Currently, Pakistan’s spinning sector consists of 550 big spinning mills with an investment of $15 billion. The primary textile sector, which includes spinning, weaving, dyeing, washing, finishing, and printing, has a total investment of $25 billion. Only 200 of these mills are export oriented. The installed spinning capacity is 4,500 million kilograms, but they are manufacturing 2,400 million kgs of yarn due to gas and power shortages.

More than 60 weaving mills in Bangladesh supply fabrics for the garment industry, with local denim mills producing over 700 million yards annually. Setting up a new factory takes around three years and costs Tk 700 crore. The majority of spinning mills produce cotton yarn for the knitwear sector, with local spinners providing about 90% of raw materials due to increased investment in knit spinning.

Local spinners initially focused on investing in the cotton spinning sector due to their lack of knowledge in non-cotton yarn. As a result, 71 percent of exported garment items from the country are cotton-made yarn, with only 29 percent being non-cotton yarn. However, spinners are now starting to invest in non-cotton units to capture a larger market share of value-added garment items.

In the fiscal year 2022-23, Bangladesh imported woven fabrics valued at Tk36,527 crore to fulfill the needs of local garment exporters, as per BTMA data. This is only a portion of the total raw material imports, as other sectors like yarn and knit fabrics add to the total amount. A slowdown in investment could impact technology know-how and lead to dependency on imported fabrics and yarn, affecting lead times.

Investment in the spinning sector has decreased in the country due to the gas crisis, volatile dollar exchange rate, and lower demand from garment exporters. Many spinning mills are operating at only 50 percent capacity because of the gas crisis, leading to higher production costs and lower profits.
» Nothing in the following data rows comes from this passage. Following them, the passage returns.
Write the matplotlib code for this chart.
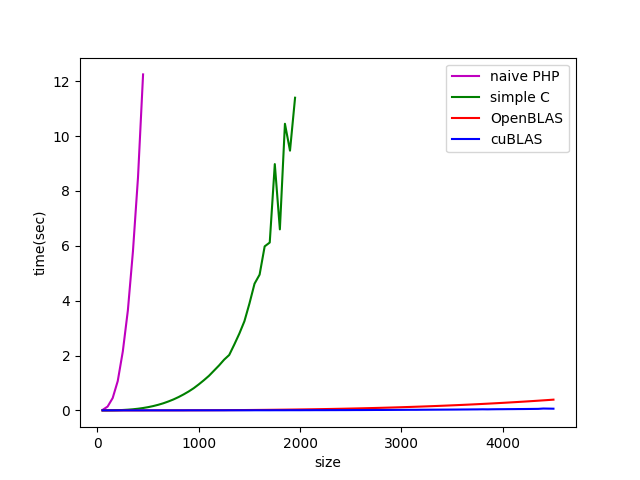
import numpy as np
import matplotlib
matplotlib.use('Agg')
import matplotlib.pyplot as plt

# matrix sizes (step 50)
size_php = np.arange(50, 451, 50)
size_c = np.arange(50, 1951, 50)
size_blas = np.arange(50, 4501, 50)

# timings in seconds
t_php = [0.017, 0.14, 0.45, 1.07, 2.15, 3.65, 5.8, 8.5, 12.25]

t_c = [0.0001, 0.001, 0.003, 0.008, 0.015, 0.026, 0.041, 0.061, 0.087, 0.119,
       0.158, 0.205, 0.26, 0.326, 0.40, 0.486, 0.583, 0.69, 0.81, 0.95,
       1.10, 1.26, 1.45, 1.64, 1.85, 2.02, 2.40, 2.80, 3.25, 3.90,
       4.62, 4.95, 5.98, 6.12, 8.98, 6.60, 10.45, 9.47, 11.40]

t_openblas = [0.000, 0.000, 0.000, 0.000, 0.000, 0.000, 0.000, 0.000, 0.000, 0.001,
              0.001, 0.001, 0.0012, 0.0015, 0.0018, 0.0022, 0.0026, 0.0031, 0.0037, 0.0043,
              0.0050, 0.0057, 0.0065, 0.0074, 0.0084, 0.0094, 0.0106, 0.0118, 0.0131, 0.0145,
              0.0160, 0.0176, 0.0193, 0.0211, 0.0230, 0.0251, 0.0272, 0.0295, 0.0319, 0.0344,
              0.0370, 0.0398, 0.0427, 0.0458, 0.0490, 0.0523, 0.0558, 0.0594, 0.0632, 0.0672,
              0.0713, 0.0756, 0.0800, 0.0846, 0.0894, 0.0944, 0.0995, 0.1049, 0.1104, 0.1161,
              0.1220, 0.1281, 0.1344, 0.1409, 0.1476, 0.1545, 0.1617, 0.1690, 0.1766, 0.1844,
              0.1924, 0.2006, 0.2091, 0.2178, 0.2268, 0.2360, 0.2454, 0.2551, 0.2650, 0.2752,
              0.2857, 0.2964, 0.3073, 0.3186, 0.3301, 0.3419, 0.3540, 0.3663, 0.3789, 0.3918]

t_cublas = [0.002, 0.002, 0.002, 0.002, 0.002, 0.002, 0.002, 0.002, 0.002, 0.002,
            0.002, 0.002, 0.002, 0.002, 0.002, 0.002, 0.002, 0.003, 0.003, 0.003,
            0.003, 0.003, 0.003, 0.003, 0.003, 0.004, 0.004, 0.004, 0.004, 0.004,
            0.005, 0.005, 0.005, 0.005, 0.006, 0.006, 0.006, 0.007, 0.007, 0.007,
            0.008, 0.008, 0.009, 0.009, 0.009, 0.010, 0.010, 0.011, 0.011, 0.012,
            0.013, 0.013, 0.014, 0.015, 0.016, 0.016, 0.017, 0.018, 0.019, 0.020,
            0.021, 0.022, 0.022, 0.024, 0.025, 0.026, 0.027, 0.028, 0.029, 0.030,
            0.031, 0.033, 0.034, 0.036, 0.037, 0.040, 0.038, 0.041, 0.043, 0.044,
            0.046, 0.047, 0.049, 0.050, 0.052, 0.054, 0.056, 0.068, 0.065, 0.062]

fig, ax = plt.subplots(figsize=(6.4, 4.8), dpi=100)

ax.plot(size_php, t_php, 'm', label='naive PHP')
ax.plot(size_c, t_c, 'g', label='simple C')
ax.plot(size_blas, t_openblas, 'r', label='OpenBLAS')
ax.plot(size_blas, t_cublas, 'b', label='cuBLAS')

ax.set_xlabel('size')
ax.set_ylabel('time(sec)')
ax.legend()

plt.savefig('out.png')
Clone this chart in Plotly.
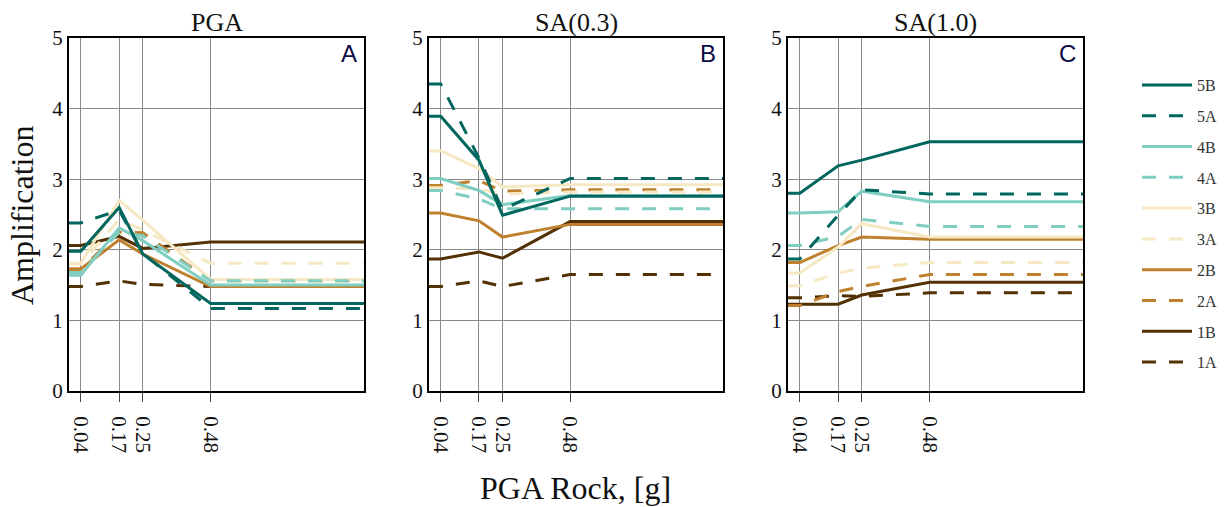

This decline in investment has been impacting the industry negatively over the past two years.

Despite a decrease in production within the spinning sector, the government decided to double the gas price in February 2023. This increase raised the price to Tk30 per unit from the previous Tk16 per unit, however, it did not lead to an improvement in gas supply. Additionally, the fluctuating dollar exchange rate negatively affected investment in spinning mills. Many entrepreneurs had opened Letters of Credit for importing machinery when the rate was lower.